Forced adoption apology to be issued by UK government
The British government is set to issue a formal apology to thousands of people affected by forced adoptions carried out in England across much of the twentieth century, the Education Secretary has confirmed. It marks a significant moment of reckoning for a practice that separated mothers from their babies, often under duress and without genuine consent.
What happened and who was affected
Between the 1950s and 1970s, an estimated 185,000 babies were taken from unmarried mothers in England and placed for adoption. Many of those women have spent decades saying they were coerced, shamed, or simply never told they had a right to refuse. Some were teenagers. Some were never given the chance to hold their child. The trauma has been lifelong and, for many, largely unacknowledged by the state until now.

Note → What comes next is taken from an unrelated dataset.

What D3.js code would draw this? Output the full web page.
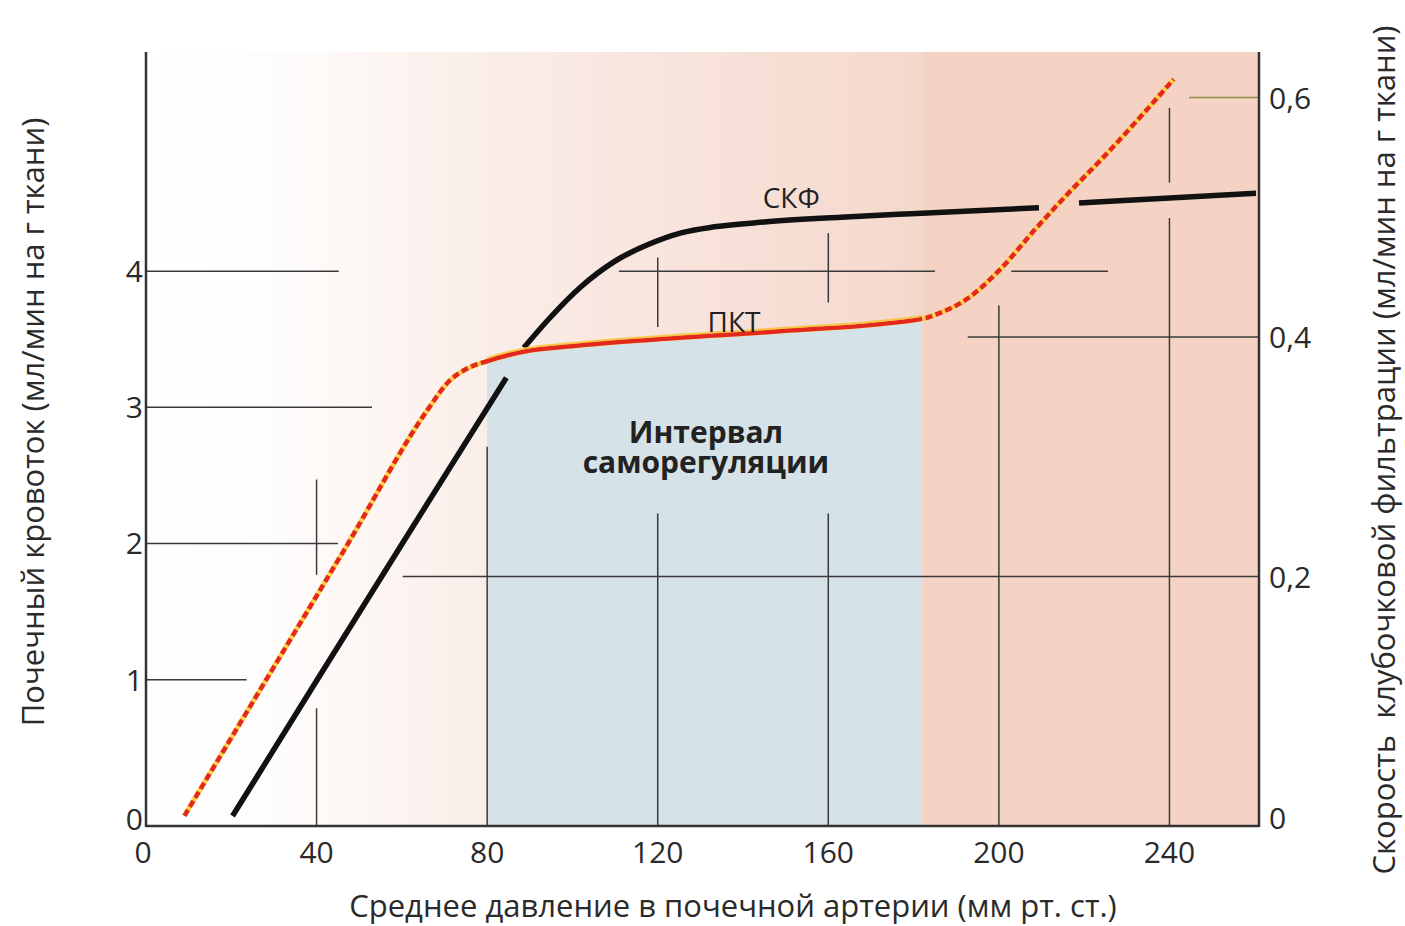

It’s a chapter of social history that has stayed in the shadows for too long.
The government’s position
The Education Secretary confirmed the apology will be issued on behalf of the state, recognising the institutional role played by government bodies, local authorities, and in some cases the NHS and religious organisations. But the announcement stopped short of detailing any financial compensation package, which campaigners have long argued is essential alongside any formal apology.
“We recognise the profound and lasting pain caused to mothers, fathers, and adoptees by practices that denied them basic rights and dignity,” a government spokesperson said. “This apology is long overdue.”
Yet survivor groups are cautious. They’ve heard promises before. The question now is whether the apology will be backed up by concrete support, including access to counselling services and help with tracing records, some of which remain incomplete or destroyed.
Calls for more than words
Campaign groups including Movement for an Adoption Apology, which has lobbied for recognition for more than a decade, say the announcement is welcome but won’t on its own address the scale of harm. They’re pushing for a dedicated support fund, and want the government to set a specific date for the formal apology rather than leaving it open-ended. So far, no date has been confirmed.
Australia issued a national apology for forced adoptions back in 2013, and Ireland followed with its own acknowledgement in 2021. England has been notably slower to act. Scotland has already moved forward with its own apology process, which has added pressure on Westminster to follow.
What comes next
The Education Secretary is expected to bring further details to Parliament in the coming weeks, including how the apology will be delivered and what accompanying measures might look like. And survivor groups say they want to be part of shaping that process, not just presented with a finished statement.
For the women who’ve waited 50 or 60 years for recognition, the timing matters less than the substance. Still, after so many years of silence, even the promise of an apology means something.